Dataset section:
===============

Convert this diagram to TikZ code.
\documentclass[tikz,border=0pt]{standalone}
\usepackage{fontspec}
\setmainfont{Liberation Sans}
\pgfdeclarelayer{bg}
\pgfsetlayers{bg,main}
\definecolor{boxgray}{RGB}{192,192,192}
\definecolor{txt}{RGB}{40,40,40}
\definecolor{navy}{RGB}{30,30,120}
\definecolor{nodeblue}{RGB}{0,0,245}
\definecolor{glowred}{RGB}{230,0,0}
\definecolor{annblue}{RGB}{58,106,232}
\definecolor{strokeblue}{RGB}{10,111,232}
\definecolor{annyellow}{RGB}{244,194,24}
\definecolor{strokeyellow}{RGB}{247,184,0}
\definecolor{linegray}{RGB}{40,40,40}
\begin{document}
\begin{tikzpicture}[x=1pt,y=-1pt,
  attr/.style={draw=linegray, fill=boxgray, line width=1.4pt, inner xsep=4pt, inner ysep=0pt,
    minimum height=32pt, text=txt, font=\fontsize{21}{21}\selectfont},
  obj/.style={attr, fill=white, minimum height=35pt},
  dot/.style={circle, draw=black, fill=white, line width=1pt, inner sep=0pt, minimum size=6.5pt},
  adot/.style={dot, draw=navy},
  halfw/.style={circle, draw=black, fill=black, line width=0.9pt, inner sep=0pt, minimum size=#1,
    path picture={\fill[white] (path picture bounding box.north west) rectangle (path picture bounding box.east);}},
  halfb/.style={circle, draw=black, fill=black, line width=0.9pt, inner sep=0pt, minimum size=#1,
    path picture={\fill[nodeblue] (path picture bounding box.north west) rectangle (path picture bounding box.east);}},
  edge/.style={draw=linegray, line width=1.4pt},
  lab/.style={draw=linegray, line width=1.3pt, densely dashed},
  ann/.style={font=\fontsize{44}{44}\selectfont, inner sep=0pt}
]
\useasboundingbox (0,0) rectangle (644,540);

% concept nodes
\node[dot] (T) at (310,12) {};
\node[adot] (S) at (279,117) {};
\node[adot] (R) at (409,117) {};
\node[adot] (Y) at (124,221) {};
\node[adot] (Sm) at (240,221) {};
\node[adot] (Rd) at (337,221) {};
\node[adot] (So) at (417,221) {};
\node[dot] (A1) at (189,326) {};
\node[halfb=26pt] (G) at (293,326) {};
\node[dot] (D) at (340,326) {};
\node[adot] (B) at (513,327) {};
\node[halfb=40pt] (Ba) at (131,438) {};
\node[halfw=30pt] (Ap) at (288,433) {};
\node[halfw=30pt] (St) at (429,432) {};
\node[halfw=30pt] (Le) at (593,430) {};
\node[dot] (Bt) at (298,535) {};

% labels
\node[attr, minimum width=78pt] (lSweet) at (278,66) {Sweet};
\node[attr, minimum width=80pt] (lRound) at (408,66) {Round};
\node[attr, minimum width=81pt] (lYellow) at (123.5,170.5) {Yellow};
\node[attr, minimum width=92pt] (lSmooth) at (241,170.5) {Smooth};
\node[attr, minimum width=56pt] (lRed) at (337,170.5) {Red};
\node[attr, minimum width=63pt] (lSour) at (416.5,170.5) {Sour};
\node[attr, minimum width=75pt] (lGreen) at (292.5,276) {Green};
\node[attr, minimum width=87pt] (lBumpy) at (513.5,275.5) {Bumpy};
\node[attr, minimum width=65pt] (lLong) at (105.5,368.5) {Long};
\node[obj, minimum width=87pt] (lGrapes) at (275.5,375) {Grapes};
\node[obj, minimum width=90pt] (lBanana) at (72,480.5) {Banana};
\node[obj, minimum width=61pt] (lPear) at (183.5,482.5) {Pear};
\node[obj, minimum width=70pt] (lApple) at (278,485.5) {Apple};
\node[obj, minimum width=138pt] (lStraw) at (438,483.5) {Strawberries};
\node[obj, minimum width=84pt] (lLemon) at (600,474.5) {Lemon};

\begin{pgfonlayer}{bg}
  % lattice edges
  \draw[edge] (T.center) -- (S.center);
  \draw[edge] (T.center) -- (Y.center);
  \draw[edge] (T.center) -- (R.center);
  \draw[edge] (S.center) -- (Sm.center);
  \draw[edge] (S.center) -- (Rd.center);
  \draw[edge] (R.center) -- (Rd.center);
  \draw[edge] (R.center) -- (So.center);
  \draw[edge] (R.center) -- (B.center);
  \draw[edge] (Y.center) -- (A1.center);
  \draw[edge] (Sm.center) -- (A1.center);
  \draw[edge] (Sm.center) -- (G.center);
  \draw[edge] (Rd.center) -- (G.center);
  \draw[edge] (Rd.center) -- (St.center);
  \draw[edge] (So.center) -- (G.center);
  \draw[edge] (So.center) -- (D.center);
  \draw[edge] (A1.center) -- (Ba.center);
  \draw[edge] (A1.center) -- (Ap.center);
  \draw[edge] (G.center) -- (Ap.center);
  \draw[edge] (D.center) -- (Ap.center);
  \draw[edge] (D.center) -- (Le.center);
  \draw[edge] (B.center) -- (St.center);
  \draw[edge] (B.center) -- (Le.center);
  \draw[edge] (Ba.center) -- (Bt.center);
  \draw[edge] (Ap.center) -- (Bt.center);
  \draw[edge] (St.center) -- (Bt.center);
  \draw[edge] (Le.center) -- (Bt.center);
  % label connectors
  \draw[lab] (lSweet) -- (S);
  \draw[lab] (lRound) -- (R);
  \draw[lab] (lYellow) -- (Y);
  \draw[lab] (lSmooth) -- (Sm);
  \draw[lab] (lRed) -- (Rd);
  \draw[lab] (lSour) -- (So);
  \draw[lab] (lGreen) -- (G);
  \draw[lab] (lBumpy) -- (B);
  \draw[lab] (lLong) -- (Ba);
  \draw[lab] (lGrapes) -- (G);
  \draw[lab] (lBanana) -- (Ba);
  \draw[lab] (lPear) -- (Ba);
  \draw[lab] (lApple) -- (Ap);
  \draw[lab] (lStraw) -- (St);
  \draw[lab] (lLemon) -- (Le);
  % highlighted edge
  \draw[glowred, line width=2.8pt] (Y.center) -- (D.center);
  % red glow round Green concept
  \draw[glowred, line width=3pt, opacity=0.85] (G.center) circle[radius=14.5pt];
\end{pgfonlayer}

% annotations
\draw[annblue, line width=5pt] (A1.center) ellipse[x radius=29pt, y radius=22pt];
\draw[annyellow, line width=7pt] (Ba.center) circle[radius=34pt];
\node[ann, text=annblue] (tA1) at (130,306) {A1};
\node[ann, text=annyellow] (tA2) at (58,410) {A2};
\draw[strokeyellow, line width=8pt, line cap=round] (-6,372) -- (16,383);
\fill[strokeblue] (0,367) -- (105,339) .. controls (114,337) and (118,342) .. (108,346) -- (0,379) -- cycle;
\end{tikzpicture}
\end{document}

===============

What needs to be done: Working from the material above, retype it in its entirety without change.

Full solution:
Convert this diagram to TikZ code.
\documentclass[tikz,border=0pt]{standalone}
\usepackage{fontspec}
\setmainfont{Liberation Sans}
\pgfdeclarelayer{bg}
\pgfsetlayers{bg,main}
\definecolor{boxgray}{RGB}{192,192,192}
\definecolor{txt}{RGB}{40,40,40}
\definecolor{navy}{RGB}{30,30,120}
\definecolor{nodeblue}{RGB}{0,0,245}
\definecolor{glowred}{RGB}{230,0,0}
\definecolor{annblue}{RGB}{58,106,232}
\definecolor{strokeblue}{RGB}{10,111,232}
\definecolor{annyellow}{RGB}{244,194,24}
\definecolor{strokeyellow}{RGB}{247,184,0}
\definecolor{linegray}{RGB}{40,40,40}
\begin{document}
\begin{tikzpicture}[x=1pt,y=-1pt,
  attr/.style={draw=linegray, fill=boxgray, line width=1.4pt, inner xsep=4pt, inner ysep=0pt,
    minimum height=32pt, text=txt, font=\fontsize{21}{21}\selectfont},
  obj/.style={attr, fill=white, minimum height=35pt},
  dot/.style={circle, draw=black, fill=white, line width=1pt, inner sep=0pt, minimum size=6.5pt},
  adot/.style={dot, draw=navy},
  halfw/.style={circle, draw=black, fill=black, line width=0.9pt, inner sep=0pt, minimum size=#1,
    path picture={\fill[white] (path picture bounding box.north west) rectangle (path picture bounding box.east);}},
  halfb/.style={circle, draw=black, fill=black, line width=0.9pt, inner sep=0pt, minimum size=#1,
    path picture={\fill[nodeblue] (path picture bounding box.north west) rectangle (path picture bounding box.east);}},
  edge/.style={draw=linegray, line width=1.4pt},
  lab/.style={draw=linegray, line width=1.3pt, densely dashed},
  ann/.style={font=\fontsize{44}{44}\selectfont, inner sep=0pt}
]
\useasboundingbox (0,0) rectangle (644,540);

% concept nodes
\node[dot] (T) at (310,12) {};
\node[adot] (S) at (279,117) {};
\node[adot] (R) at (409,117) {};
\node[adot] (Y) at (124,221) {};
\node[adot] (Sm) at (240,221) {};
\node[adot] (Rd) at (337,221) {};
\node[adot] (So) at (417,221) {};
\node[dot] (A1) at (189,326) {};
\node[halfb=26pt] (G) at (293,326) {};
\node[dot] (D) at (340,326) {};
\node[adot] (B) at (513,327) {};
\node[halfb=40pt] (Ba) at (131,438) {};
\node[halfw=30pt] (Ap) at (288,433) {};
\node[halfw=30pt] (St) at (429,432) {};
\node[halfw=30pt] (Le) at (593,430) {};
\node[dot] (Bt) at (298,535) {};

% labels
\node[attr, minimum width=78pt] (lSweet) at (278,66) {Sweet};
\node[attr, minimum width=80pt] (lRound) at (408,66) {Round};
\node[attr, minimum width=81pt] (lYellow) at (123.5,170.5) {Yellow};
\node[attr, minimum width=92pt] (lSmooth) at (241,170.5) {Smooth};
\node[attr, minimum width=56pt] (lRed) at (337,170.5) {Red};
\node[attr, minimum width=63pt] (lSour) at (416.5,170.5) {Sour};
\node[attr, minimum width=75pt] (lGreen) at (292.5,276) {Green};
\node[attr, minimum width=87pt] (lBumpy) at (513.5,275.5) {Bumpy};
\node[attr, minimum width=65pt] (lLong) at (105.5,368.5) {Long};
\node[obj, minimum width=87pt] (lGrapes) at (275.5,375) {Grapes};
\node[obj, minimum width=90pt] (lBanana) at (72,480.5) {Banana};
\node[obj, minimum width=61pt] (lPear) at (183.5,482.5) {Pear};
\node[obj, minimum width=70pt] (lApple) at (278,485.5) {Apple};
\node[obj, minimum width=138pt] (lStraw) at (438,483.5) {Strawberries};
\node[obj, minimum width=84pt] (lLemon) at (600,474.5) {Lemon};

\begin{pgfonlayer}{bg}
  % lattice edges
  \draw[edge] (T.center) -- (S.center);
  \draw[edge] (T.center) -- (Y.center);
  \draw[edge] (T.center) -- (R.center);
  \draw[edge] (S.center) -- (Sm.center);
  \draw[edge] (S.center) -- (Rd.center);
  \draw[edge] (R.center) -- (Rd.center);
  \draw[edge] (R.center) -- (So.center);
  \draw[edge] (R.center) -- (B.center);
  \draw[edge] (Y.center) -- (A1.center);
  \draw[edge] (Sm.center) -- (A1.center);
  \draw[edge] (Sm.center) -- (G.center);
  \draw[edge] (Rd.center) -- (G.center);
  \draw[edge] (Rd.center) -- (St.center);
  \draw[edge] (So.center) -- (G.center);
  \draw[edge] (So.center) -- (D.center);
  \draw[edge] (A1.center) -- (Ba.center);
  \draw[edge] (A1.center) -- (Ap.center);
  \draw[edge] (G.center) -- (Ap.center);
  \draw[edge] (D.center) -- (Ap.center);
  \draw[edge] (D.center) -- (Le.center);
  \draw[edge] (B.center) -- (St.center);
  \draw[edge] (B.center) -- (Le.center);
  \draw[edge] (Ba.center) -- (Bt.center);
  \draw[edge] (Ap.center) -- (Bt.center);
  \draw[edge] (St.center) -- (Bt.center);
  \draw[edge] (Le.center) -- (Bt.center);
  % label connectors
  \draw[lab] (lSweet) -- (S);
  \draw[lab] (lRound) -- (R);
  \draw[lab] (lYellow) -- (Y);
  \draw[lab] (lSmooth) -- (Sm);
  \draw[lab] (lRed) -- (Rd);
  \draw[lab] (lSour) -- (So);
  \draw[lab] (lGreen) -- (G);
  \draw[lab] (lBumpy) -- (B);
  \draw[lab] (lLong) -- (Ba);
  \draw[lab] (lGrapes) -- (G);
  \draw[lab] (lBanana) -- (Ba);
  \draw[lab] (lPear) -- (Ba);
  \draw[lab] (lApple) -- (Ap);
  \draw[lab] (lStraw) -- (St);
  \draw[lab] (lLemon) -- (Le);
  % highlighted edge
  \draw[glowred, line width=2.8pt] (Y.center) -- (D.center);
  % red glow round Green concept
  \draw[glowred, line width=3pt, opacity=0.85] (G.center) circle[radius=14.5pt];
\end{pgfonlayer}

% annotations
\draw[annblue, line width=5pt] (A1.center) ellipse[x radius=29pt, y radius=22pt];
\draw[annyellow, line width=7pt] (Ba.center) circle[radius=34pt];
\node[ann, text=annblue] (tA1) at (130,306) {A1};
\node[ann, text=annyellow] (tA2) at (58,410) {A2};
\draw[strokeyellow, line width=8pt, line cap=round] (-6,372) -- (16,383);
\fill[strokeblue] (0,367) -- (105,339) .. controls (114,337) and (118,342) .. (108,346) -- (0,379) -- cycle;
\end{tikzpicture}
\end{document}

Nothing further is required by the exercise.